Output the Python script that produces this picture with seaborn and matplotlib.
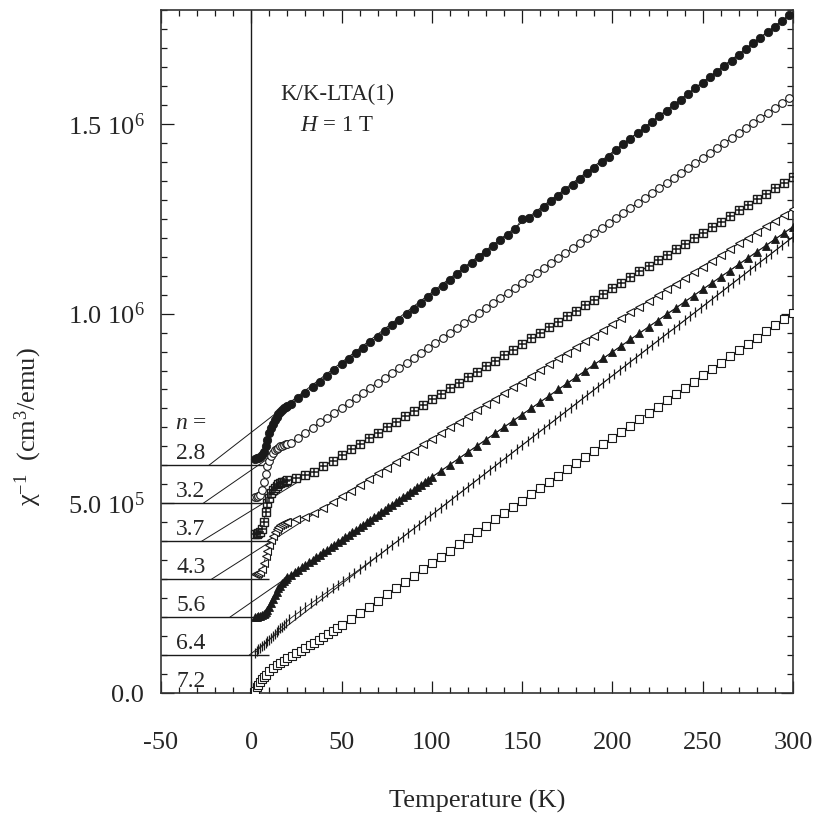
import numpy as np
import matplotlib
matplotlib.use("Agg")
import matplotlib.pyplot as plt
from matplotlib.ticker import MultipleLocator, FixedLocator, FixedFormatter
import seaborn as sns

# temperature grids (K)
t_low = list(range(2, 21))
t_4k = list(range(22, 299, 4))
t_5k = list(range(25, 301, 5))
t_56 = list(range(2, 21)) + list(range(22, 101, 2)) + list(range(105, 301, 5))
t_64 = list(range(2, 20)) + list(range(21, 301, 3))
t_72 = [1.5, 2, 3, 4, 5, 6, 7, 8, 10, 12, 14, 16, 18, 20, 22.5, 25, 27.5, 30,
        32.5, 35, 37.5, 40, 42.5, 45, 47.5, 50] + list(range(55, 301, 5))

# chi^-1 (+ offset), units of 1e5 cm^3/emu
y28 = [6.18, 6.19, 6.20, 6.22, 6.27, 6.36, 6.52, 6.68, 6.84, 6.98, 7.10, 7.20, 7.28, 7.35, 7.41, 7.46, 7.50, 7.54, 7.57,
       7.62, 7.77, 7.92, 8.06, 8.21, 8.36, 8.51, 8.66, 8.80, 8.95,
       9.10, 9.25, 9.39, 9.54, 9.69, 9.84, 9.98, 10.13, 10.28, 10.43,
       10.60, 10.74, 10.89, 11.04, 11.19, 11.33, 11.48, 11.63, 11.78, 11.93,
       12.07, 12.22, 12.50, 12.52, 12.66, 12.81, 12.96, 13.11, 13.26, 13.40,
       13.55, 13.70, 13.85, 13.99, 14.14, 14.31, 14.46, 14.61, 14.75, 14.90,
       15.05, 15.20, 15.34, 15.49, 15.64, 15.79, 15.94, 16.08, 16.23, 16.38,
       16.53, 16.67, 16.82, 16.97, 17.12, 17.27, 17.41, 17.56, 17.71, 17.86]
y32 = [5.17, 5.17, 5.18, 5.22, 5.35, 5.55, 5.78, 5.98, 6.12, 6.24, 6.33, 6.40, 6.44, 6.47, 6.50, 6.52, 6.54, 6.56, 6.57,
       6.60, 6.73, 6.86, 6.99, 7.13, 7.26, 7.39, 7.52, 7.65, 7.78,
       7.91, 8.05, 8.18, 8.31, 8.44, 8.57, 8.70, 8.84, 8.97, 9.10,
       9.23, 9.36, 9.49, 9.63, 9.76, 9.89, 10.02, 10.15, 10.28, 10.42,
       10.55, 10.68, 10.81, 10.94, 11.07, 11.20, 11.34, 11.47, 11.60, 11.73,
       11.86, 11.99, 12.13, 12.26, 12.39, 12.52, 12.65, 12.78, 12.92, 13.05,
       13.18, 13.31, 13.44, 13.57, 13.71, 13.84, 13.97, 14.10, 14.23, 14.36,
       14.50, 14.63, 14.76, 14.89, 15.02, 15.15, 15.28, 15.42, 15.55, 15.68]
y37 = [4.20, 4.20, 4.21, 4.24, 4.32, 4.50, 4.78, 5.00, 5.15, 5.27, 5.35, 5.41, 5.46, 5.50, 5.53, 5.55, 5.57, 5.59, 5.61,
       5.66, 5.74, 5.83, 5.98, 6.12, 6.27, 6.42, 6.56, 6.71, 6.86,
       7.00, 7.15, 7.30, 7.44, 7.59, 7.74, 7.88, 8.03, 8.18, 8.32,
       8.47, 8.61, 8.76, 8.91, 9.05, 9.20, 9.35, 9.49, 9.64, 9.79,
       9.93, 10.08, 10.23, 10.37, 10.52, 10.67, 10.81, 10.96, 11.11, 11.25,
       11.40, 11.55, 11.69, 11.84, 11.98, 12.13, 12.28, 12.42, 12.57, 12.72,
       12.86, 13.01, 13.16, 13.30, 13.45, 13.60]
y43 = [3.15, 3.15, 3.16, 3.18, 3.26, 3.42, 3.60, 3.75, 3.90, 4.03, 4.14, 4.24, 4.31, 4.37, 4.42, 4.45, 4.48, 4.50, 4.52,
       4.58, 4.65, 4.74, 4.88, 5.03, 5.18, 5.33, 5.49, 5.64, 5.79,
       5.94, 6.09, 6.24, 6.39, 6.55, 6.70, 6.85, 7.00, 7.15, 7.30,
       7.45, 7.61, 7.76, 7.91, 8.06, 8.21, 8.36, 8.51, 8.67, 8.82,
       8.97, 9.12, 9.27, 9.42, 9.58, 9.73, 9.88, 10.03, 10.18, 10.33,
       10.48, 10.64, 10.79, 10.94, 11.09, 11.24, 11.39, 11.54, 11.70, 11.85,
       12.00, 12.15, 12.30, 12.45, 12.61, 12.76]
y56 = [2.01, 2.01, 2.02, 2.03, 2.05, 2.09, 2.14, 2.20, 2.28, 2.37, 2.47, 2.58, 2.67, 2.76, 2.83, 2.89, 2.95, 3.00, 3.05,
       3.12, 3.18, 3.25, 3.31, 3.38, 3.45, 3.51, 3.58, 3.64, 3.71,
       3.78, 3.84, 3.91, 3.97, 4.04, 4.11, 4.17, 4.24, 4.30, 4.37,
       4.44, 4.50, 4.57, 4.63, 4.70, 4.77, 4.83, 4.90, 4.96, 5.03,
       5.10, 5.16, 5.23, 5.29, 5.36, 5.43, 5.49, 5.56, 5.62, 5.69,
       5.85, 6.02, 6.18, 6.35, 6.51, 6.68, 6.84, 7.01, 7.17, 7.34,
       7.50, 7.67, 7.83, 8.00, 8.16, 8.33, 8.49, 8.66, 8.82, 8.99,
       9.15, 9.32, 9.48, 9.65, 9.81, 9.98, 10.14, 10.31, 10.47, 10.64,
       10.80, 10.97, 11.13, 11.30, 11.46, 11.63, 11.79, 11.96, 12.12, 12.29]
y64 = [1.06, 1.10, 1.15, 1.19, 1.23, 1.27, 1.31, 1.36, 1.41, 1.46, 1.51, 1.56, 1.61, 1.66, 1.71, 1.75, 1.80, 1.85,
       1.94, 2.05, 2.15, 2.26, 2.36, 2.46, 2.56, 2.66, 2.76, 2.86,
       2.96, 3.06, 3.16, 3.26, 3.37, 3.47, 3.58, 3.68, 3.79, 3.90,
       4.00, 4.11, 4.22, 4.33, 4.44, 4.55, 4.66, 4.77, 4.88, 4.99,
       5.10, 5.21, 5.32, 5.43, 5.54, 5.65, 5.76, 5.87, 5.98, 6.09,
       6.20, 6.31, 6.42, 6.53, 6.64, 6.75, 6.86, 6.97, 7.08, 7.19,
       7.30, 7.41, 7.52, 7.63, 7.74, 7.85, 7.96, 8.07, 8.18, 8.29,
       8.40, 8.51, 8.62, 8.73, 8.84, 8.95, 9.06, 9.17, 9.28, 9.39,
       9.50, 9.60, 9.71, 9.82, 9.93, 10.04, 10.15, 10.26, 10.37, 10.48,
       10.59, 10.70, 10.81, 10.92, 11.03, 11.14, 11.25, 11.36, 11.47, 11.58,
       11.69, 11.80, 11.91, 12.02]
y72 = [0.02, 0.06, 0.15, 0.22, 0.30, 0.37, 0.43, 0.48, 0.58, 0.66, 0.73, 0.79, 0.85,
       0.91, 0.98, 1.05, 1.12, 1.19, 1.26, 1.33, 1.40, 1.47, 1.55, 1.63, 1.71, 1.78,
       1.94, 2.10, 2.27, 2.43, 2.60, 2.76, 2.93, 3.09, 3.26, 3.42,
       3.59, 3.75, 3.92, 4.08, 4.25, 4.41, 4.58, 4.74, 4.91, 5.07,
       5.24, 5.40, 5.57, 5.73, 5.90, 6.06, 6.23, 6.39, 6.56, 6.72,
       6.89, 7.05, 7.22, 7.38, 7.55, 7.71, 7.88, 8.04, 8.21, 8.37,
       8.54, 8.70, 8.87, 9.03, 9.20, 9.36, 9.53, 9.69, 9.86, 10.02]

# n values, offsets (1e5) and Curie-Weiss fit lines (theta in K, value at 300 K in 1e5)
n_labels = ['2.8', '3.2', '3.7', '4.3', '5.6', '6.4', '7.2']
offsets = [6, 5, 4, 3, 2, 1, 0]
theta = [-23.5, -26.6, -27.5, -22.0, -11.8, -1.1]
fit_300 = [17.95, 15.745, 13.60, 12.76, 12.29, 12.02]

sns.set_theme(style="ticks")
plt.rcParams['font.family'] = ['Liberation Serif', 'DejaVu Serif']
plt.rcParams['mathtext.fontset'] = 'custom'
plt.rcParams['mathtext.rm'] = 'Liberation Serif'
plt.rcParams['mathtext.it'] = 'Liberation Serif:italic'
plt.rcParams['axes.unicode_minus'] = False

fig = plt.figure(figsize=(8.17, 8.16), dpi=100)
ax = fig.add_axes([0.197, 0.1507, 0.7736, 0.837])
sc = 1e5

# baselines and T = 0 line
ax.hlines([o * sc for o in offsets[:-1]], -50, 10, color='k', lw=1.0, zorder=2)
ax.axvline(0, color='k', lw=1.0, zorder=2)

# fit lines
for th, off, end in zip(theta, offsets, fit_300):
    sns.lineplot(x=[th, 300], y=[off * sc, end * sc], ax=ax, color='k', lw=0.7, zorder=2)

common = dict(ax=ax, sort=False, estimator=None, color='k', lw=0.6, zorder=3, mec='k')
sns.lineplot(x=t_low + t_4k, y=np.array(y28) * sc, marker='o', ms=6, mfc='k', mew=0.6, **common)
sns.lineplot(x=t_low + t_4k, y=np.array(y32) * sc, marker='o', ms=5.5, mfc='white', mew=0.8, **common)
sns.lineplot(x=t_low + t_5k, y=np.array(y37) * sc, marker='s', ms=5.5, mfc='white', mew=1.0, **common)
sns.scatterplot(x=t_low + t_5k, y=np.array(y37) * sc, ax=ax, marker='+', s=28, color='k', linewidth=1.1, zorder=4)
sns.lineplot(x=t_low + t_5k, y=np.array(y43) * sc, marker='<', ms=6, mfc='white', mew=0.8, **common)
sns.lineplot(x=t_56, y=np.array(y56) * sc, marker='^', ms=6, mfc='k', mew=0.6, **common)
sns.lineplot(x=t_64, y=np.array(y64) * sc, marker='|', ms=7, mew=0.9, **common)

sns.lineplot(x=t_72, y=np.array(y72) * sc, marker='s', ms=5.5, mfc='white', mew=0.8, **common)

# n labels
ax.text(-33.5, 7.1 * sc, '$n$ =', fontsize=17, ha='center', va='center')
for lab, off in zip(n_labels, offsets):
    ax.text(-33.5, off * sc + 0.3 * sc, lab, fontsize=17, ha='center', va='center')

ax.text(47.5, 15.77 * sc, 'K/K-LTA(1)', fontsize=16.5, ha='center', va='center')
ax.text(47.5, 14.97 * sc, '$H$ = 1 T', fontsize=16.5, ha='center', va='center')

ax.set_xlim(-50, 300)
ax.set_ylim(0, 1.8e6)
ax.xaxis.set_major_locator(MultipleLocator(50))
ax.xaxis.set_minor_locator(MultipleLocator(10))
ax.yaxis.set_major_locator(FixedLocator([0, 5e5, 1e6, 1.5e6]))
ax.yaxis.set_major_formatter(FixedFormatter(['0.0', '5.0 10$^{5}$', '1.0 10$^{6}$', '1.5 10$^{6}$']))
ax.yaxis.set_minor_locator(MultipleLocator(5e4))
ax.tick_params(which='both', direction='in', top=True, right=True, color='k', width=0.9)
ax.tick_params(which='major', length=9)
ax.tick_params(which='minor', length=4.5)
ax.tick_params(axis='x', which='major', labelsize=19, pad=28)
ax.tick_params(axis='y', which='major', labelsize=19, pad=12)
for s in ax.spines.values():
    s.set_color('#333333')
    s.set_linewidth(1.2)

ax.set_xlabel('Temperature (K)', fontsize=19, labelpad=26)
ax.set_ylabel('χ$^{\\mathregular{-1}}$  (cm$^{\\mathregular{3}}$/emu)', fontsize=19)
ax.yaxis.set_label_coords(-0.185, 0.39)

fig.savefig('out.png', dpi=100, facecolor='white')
§
Starting with the first line of the data above and ending with the line containing "import seaborn as sns", please restate every line exactly, leaving images out.

Correct result ::
Output the Python script that produces this picture with seaborn and matplotlib.
import numpy as np
import matplotlib
matplotlib.use("Agg")
import matplotlib.pyplot as plt
from matplotlib.ticker import MultipleLocator, FixedLocator, FixedFormatter
import seaborn as sns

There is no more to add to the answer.